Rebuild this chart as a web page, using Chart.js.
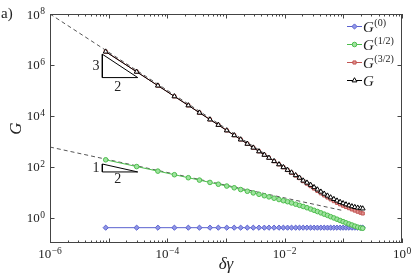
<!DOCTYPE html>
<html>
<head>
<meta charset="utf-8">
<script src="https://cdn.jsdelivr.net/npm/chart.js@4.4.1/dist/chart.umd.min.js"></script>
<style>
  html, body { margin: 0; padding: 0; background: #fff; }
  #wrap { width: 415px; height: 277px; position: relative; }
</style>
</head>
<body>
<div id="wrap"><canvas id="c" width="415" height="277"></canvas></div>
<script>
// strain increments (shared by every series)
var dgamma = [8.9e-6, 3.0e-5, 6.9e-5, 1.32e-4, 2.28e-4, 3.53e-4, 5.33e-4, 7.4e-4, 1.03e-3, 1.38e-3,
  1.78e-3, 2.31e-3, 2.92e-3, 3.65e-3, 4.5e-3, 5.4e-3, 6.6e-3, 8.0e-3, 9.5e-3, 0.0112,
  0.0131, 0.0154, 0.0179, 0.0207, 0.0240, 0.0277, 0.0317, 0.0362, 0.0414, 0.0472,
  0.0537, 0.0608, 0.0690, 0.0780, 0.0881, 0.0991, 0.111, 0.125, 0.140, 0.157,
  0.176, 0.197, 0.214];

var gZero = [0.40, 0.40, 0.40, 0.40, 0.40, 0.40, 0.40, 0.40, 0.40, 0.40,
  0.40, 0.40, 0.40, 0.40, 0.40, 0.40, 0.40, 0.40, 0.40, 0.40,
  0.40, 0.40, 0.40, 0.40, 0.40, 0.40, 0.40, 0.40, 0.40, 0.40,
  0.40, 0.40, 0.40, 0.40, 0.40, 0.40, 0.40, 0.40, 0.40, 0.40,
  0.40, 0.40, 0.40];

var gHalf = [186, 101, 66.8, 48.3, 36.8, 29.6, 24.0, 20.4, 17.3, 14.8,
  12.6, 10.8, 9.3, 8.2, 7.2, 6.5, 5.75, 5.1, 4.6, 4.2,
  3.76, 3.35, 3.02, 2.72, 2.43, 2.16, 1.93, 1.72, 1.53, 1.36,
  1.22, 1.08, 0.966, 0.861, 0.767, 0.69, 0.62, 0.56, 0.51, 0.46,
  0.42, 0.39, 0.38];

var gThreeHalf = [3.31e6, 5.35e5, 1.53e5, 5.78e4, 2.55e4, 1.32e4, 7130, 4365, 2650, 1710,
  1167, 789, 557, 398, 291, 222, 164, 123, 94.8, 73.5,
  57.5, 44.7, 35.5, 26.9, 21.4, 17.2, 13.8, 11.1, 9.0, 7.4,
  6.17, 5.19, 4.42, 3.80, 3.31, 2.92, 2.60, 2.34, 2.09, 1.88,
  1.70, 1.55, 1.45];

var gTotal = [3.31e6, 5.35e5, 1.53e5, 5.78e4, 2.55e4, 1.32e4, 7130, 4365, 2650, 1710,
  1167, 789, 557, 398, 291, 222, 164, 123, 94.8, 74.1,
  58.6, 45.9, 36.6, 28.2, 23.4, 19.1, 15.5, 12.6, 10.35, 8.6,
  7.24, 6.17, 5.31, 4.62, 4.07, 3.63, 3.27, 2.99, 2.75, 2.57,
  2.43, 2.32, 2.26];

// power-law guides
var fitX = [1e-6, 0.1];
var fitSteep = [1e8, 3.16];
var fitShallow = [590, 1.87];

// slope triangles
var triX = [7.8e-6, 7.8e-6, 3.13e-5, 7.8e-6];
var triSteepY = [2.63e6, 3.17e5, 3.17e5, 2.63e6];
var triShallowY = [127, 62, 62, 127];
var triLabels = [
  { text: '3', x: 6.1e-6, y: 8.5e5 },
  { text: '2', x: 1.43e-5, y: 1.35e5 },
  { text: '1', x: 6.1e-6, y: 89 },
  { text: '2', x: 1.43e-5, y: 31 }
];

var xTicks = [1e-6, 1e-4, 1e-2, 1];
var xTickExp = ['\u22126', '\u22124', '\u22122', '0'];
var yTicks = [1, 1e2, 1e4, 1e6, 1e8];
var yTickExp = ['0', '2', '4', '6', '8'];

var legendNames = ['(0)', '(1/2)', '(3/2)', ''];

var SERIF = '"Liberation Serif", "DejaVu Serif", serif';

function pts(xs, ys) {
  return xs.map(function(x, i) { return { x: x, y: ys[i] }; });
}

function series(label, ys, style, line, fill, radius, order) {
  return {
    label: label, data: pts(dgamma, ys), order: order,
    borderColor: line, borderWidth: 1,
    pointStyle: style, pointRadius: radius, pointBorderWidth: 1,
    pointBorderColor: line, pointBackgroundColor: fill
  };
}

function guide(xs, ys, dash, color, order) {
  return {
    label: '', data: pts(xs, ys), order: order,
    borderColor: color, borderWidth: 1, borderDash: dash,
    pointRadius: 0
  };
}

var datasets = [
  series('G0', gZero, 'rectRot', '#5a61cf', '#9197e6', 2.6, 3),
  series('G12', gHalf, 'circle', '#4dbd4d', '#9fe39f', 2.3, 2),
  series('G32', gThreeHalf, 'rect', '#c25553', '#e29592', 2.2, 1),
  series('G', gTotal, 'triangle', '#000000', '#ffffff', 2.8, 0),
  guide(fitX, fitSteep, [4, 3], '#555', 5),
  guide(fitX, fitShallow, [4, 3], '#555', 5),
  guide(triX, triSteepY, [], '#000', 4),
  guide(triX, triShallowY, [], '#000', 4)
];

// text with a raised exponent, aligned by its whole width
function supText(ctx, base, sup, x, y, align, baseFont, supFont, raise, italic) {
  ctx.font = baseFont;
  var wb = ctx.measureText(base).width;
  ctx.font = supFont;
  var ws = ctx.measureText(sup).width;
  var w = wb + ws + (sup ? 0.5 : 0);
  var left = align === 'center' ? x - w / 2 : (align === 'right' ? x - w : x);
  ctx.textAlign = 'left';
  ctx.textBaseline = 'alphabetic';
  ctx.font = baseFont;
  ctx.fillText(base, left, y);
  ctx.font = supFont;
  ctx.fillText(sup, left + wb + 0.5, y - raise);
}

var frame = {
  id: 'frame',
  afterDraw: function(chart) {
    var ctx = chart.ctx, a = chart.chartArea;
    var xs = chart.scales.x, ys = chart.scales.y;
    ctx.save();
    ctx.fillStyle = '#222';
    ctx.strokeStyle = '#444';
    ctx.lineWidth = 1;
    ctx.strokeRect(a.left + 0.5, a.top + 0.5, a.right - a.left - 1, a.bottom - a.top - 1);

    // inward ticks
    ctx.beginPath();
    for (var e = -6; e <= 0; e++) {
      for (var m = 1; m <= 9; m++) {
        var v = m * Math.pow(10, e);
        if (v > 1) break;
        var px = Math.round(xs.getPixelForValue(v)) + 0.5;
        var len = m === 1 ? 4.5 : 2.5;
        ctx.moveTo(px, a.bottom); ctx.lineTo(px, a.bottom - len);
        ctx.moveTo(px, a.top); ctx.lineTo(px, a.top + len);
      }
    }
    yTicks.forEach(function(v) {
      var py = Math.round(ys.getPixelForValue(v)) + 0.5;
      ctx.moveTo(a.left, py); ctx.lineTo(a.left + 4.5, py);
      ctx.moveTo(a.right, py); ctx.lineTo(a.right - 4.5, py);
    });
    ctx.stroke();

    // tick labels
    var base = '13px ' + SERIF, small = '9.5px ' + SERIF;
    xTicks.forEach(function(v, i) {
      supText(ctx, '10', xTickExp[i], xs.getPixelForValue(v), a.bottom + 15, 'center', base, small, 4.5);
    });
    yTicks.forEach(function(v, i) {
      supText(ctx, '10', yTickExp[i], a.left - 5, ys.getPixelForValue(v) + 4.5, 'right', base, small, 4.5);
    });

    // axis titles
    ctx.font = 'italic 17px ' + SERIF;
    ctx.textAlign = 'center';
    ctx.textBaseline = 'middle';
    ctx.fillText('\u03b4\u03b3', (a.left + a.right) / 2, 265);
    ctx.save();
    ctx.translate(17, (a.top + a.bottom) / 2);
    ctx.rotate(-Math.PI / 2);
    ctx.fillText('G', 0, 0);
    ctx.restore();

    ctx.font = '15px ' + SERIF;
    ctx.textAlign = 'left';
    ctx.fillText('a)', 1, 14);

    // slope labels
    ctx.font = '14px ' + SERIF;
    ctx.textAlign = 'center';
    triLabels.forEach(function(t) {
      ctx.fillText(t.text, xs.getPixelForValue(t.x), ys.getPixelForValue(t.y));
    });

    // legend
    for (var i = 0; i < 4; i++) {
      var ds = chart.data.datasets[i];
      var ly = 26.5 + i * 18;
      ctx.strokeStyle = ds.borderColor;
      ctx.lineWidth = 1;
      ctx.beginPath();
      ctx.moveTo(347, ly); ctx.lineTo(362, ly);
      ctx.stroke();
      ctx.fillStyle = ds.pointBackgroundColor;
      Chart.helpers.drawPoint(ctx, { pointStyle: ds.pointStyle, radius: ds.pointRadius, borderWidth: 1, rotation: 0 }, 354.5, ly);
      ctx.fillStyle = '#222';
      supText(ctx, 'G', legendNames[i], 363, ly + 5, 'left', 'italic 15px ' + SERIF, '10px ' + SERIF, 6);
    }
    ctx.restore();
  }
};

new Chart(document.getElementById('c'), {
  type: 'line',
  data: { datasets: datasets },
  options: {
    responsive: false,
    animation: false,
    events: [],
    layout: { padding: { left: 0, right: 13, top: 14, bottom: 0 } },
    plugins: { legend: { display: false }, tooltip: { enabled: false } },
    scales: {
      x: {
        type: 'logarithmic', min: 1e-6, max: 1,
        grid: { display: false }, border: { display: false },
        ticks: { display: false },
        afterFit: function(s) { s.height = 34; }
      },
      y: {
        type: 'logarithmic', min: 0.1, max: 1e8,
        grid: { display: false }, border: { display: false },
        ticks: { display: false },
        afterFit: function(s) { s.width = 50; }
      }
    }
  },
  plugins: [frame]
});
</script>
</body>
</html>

==========

# [What is being asked]
Repeat exactly and only the lines from the start of the data above through the line that holds "1.70, 1.55, 1.45];", inclusive. Pictures do not belong in the copy.

# [Answer for the task]
Rebuild this chart as a web page, using Chart.js.
<!DOCTYPE html>
<html>
<head>
<meta charset="utf-8">
<script src="https://cdn.jsdelivr.net/npm/chart.js@4.4.1/dist/chart.umd.min.js"></script>
<style>
  html, body { margin: 0; padding: 0; background: #fff; }
  #wrap { width: 415px; height: 277px; position: relative; }
</style>
</head>
<body>
<div id="wrap"><canvas id="c" width="415" height="277"></canvas></div>
<script>
// strain increments (shared by every series)
var dgamma = [8.9e-6, 3.0e-5, 6.9e-5, 1.32e-4, 2.28e-4, 3.53e-4, 5.33e-4, 7.4e-4, 1.03e-3, 1.38e-3,
  1.78e-3, 2.31e-3, 2.92e-3, 3.65e-3, 4.5e-3, 5.4e-3, 6.6e-3, 8.0e-3, 9.5e-3, 0.0112,
  0.0131, 0.0154, 0.0179, 0.0207, 0.0240, 0.0277, 0.0317, 0.0362, 0.0414, 0.0472,
  0.0537, 0.0608, 0.0690, 0.0780, 0.0881, 0.0991, 0.111, 0.125, 0.140, 0.157,
  0.176, 0.197, 0.214];

var gZero = [0.40, 0.40, 0.40, 0.40, 0.40, 0.40, 0.40, 0.40, 0.40, 0.40,
  0.40, 0.40, 0.40, 0.40, 0.40, 0.40, 0.40, 0.40, 0.40, 0.40,
  0.40, 0.40, 0.40, 0.40, 0.40, 0.40, 0.40, 0.40, 0.40, 0.40,
  0.40, 0.40, 0.40, 0.40, 0.40, 0.40, 0.40, 0.40, 0.40, 0.40,
  0.40, 0.40, 0.40];

var gHalf = [186, 101, 66.8, 48.3, 36.8, 29.6, 24.0, 20.4, 17.3, 14.8,
  12.6, 10.8, 9.3, 8.2, 7.2, 6.5, 5.75, 5.1, 4.6, 4.2,
  3.76, 3.35, 3.02, 2.72, 2.43, 2.16, 1.93, 1.72, 1.53, 1.36,
  1.22, 1.08, 0.966, 0.861, 0.767, 0.69, 0.62, 0.56, 0.51, 0.46,
  0.42, 0.39, 0.38];

var gThreeHalf = [3.31e6, 5.35e5, 1.53e5, 5.78e4, 2.55e4, 1.32e4, 7130, 4365, 2650, 1710,
  1167, 789, 557, 398, 291, 222, 164, 123, 94.8, 73.5,
  57.5, 44.7, 35.5, 26.9, 21.4, 17.2, 13.8, 11.1, 9.0, 7.4,
  6.17, 5.19, 4.42, 3.80, 3.31, 2.92, 2.60, 2.34, 2.09, 1.88,
  1.70, 1.55, 1.45];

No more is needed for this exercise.